So this announcement got me to actually sit down and learn how Crusader King 2 works. Looking forward to the next Steam sale so I can update my DLC. I'm sure it's worth full price, but there's a lot of DLC and I have very little money.
Anyway, I'm still ambivalent about this until I hear more about how Paradox wants to handle White Wolf's current relationship with Onyx Path and By Night Studios. Exalted 3 just got released after being cursed for two years, Beast: The Primordial just came out, Mage the Awakening 2 and Promethean the Created 2 are coming out soon and Changeling 20 and Vampire the Masquerade 4 have both been announced. There's a lot of stuff for people to look forward to and no one in the tabletop community wants to see that go away. I don't think Paradox wants to deliberately screw Onyx Path or By Night Studios over, but I am concerned that the current creative vision of White Wolf properties might get... marginalized, for lack of a better term. Like, you remember when Spider-Man went back to his black costume in the comics just because Spider-Man 3 was coming out and he wore the black costume in that? That was just stupid. I don't want to see the video game metaplot (again, lacking a better term) influence the tabletop books purely sake of it.

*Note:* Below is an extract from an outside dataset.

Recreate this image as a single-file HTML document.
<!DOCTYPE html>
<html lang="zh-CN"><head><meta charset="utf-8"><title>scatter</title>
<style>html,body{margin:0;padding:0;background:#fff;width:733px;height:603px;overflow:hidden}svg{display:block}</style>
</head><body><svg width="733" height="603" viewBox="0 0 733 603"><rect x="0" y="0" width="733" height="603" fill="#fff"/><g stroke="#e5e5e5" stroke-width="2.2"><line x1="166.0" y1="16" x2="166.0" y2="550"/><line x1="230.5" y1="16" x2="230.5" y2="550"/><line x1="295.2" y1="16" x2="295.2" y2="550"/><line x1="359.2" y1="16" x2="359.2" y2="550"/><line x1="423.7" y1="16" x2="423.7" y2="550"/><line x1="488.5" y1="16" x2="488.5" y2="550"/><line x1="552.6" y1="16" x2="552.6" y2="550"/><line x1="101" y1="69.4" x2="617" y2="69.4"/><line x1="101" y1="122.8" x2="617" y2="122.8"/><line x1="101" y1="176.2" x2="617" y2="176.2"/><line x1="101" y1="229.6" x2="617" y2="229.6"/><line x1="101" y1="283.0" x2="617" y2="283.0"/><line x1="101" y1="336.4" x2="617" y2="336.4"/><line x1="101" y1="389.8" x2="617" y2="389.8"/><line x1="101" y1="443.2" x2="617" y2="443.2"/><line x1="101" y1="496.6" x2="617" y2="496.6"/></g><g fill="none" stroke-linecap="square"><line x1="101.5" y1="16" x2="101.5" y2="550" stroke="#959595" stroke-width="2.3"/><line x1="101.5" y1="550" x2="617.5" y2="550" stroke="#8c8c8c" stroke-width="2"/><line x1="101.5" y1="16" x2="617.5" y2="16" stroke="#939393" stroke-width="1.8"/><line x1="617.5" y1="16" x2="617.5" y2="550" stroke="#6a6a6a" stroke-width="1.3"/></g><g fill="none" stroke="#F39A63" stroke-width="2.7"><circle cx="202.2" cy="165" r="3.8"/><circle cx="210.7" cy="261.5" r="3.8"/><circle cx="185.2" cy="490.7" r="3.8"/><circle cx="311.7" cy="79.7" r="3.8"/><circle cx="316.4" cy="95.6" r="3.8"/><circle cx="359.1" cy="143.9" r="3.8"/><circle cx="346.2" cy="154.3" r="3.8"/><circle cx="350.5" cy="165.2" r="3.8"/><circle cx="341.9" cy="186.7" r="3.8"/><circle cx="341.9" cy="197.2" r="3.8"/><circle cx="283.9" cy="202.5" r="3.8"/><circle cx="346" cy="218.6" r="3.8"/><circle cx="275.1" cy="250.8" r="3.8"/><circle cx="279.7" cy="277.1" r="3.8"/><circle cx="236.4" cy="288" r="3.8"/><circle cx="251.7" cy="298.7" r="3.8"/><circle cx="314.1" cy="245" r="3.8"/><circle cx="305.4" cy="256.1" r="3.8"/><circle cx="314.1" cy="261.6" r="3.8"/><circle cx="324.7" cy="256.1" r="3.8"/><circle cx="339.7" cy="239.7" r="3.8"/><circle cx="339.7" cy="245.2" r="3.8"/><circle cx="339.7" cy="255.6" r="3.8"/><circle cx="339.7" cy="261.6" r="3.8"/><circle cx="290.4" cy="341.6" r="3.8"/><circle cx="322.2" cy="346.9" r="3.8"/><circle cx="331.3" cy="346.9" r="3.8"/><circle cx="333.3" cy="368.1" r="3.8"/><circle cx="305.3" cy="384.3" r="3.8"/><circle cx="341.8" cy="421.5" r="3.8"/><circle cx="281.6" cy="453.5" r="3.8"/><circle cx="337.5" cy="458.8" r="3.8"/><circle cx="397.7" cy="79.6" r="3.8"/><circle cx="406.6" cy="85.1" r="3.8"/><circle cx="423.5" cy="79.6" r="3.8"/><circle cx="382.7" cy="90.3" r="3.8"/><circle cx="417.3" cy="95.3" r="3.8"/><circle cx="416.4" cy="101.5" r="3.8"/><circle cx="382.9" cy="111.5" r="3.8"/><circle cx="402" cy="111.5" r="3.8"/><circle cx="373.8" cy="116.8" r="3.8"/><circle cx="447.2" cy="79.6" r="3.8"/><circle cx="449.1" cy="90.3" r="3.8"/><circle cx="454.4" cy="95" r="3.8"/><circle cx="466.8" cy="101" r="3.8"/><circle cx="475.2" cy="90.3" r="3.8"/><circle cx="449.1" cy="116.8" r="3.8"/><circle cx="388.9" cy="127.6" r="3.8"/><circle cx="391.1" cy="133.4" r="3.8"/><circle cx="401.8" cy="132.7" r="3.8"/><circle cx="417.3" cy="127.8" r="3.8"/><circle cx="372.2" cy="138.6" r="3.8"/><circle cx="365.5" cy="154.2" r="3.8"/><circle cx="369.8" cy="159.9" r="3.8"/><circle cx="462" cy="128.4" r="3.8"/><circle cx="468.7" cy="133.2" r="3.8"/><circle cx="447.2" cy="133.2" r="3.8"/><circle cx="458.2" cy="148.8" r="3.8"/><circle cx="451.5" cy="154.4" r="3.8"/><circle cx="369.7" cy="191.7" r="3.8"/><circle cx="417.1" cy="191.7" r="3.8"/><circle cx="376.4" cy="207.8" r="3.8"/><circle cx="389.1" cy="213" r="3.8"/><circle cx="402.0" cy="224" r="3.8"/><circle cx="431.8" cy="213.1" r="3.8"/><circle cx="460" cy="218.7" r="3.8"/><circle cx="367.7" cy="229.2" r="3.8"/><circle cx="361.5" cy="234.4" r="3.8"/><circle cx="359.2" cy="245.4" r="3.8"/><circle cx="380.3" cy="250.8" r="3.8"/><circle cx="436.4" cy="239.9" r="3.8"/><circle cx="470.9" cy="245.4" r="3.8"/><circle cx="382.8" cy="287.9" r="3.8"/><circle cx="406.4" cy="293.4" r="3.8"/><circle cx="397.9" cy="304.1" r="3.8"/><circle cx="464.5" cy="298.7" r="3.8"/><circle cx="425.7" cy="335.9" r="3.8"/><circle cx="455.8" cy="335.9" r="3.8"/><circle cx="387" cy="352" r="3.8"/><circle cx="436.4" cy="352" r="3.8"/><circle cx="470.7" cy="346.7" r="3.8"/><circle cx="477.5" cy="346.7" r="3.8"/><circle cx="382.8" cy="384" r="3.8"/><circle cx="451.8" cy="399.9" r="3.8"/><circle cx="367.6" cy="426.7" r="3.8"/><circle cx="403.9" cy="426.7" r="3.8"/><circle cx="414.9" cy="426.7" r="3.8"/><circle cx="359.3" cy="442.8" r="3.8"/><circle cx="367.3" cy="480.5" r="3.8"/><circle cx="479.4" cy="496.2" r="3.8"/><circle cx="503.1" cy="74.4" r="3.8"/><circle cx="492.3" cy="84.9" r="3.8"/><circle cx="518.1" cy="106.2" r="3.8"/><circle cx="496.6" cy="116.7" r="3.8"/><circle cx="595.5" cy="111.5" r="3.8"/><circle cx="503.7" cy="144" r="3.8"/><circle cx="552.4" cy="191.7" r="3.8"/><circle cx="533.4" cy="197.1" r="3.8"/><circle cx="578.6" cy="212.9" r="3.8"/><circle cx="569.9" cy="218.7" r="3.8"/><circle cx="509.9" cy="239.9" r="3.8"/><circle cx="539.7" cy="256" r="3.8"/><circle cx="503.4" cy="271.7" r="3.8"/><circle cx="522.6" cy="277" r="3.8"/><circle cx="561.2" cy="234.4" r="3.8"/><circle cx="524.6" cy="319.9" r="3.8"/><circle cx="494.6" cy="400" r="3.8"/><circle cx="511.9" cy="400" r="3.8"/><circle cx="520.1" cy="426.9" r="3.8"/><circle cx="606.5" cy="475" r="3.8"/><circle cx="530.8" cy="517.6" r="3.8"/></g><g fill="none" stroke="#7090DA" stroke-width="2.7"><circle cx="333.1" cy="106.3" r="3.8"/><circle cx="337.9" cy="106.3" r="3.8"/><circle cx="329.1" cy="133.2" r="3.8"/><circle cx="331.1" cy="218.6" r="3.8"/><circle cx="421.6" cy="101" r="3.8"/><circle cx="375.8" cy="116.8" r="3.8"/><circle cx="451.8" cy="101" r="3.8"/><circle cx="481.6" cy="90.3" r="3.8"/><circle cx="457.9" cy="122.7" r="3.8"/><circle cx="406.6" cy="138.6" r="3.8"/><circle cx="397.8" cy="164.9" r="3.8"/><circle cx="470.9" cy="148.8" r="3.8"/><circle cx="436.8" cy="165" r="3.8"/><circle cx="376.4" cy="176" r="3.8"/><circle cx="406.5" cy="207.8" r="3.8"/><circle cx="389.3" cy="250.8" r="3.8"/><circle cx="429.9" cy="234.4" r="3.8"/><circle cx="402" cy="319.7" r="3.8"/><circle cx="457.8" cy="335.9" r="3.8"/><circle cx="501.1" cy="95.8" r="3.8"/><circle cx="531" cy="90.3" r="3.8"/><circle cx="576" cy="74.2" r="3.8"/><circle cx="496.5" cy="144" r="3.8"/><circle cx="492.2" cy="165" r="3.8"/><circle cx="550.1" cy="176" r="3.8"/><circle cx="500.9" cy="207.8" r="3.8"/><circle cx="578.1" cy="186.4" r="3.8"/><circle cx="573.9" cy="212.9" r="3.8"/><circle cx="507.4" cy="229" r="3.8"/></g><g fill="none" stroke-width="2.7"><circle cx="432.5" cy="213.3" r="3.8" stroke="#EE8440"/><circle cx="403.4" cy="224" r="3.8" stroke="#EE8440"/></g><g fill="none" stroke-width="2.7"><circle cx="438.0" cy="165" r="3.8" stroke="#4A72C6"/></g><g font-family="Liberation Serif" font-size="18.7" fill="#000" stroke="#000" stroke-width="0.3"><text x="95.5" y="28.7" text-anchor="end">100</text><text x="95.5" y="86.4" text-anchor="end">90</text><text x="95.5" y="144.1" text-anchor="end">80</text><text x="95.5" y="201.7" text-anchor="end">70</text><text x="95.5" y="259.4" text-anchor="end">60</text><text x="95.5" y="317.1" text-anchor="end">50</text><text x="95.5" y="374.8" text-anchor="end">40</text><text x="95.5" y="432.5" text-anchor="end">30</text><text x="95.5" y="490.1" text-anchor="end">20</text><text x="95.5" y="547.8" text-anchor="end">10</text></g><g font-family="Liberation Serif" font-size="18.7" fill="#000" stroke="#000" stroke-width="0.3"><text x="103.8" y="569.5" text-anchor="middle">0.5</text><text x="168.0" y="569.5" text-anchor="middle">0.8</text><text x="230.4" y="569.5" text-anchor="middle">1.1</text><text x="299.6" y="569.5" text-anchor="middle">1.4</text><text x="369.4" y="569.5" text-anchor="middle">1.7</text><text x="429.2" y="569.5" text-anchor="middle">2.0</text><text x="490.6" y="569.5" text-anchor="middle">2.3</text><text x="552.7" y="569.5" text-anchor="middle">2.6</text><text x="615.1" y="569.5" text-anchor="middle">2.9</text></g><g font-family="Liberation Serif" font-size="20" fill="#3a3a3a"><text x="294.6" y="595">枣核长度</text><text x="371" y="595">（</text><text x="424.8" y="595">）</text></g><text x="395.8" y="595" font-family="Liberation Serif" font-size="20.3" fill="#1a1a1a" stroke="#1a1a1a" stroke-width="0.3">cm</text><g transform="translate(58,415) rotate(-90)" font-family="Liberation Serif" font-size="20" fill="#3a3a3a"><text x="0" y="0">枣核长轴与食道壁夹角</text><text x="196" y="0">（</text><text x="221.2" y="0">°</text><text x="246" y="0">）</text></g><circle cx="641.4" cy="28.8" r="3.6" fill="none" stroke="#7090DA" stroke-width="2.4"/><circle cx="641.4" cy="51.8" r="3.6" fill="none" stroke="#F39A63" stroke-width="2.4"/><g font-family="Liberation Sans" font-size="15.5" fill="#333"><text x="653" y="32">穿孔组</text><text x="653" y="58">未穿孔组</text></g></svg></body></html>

Aside from that, there's a lot of really interesting potential here. Forget about Classic World of Darkness, New World of Darkness and Exalted are where it's at.
NWoD? You can have a strategy game with Vampires trying to secure their lairs and feeding grounds, Mages acquiring hallows, verges and artifacts, Werewolves defending their territories in the material world and the Shadow, Mummies expanding their cults and tombs, Demons setting up agencies and destroying God Machine infrastructure, Beasts expanding their lairs, Changeling courts, Prometheans trying to fit in, Hunters fighting for their city block by block, etc. You can go with a full crossover, or you can can focus purely on the internal supernatural conflicts, like a Mage-only game where cabals, legacies and orders each compete for magical strongholds, lost knowledge and proximi bloodlines while holding back the Abyss.
Exalted? You've got the Niobraran War, the Shogunate, the Wyld Crusade, the founding of the Scarlet Empire, the Scavenger Lands, the Caul, the Realm Civil War, the Locust Crusade, Ahlat, the Deathlords carving out chunks of the Underworld for themselves and raiding Creation, Ahlat, demons warring for layers of Malfeas, Ahlat, the Great Houses, Ahlat, the Lesser Houses, Ahlat, barbarian hordes assembled and resurgent Solar empires. And Ahlat.
That's not even counting the stuff you can do outside the grand strategy genre. VtM: Bloodlines 2 is basically a foregone conclusion, but there's major opportunity here to introduce the non-Masquerade lines to a broader audience, and that's something that would be beneficial to everyone involved with the White Wolf properties.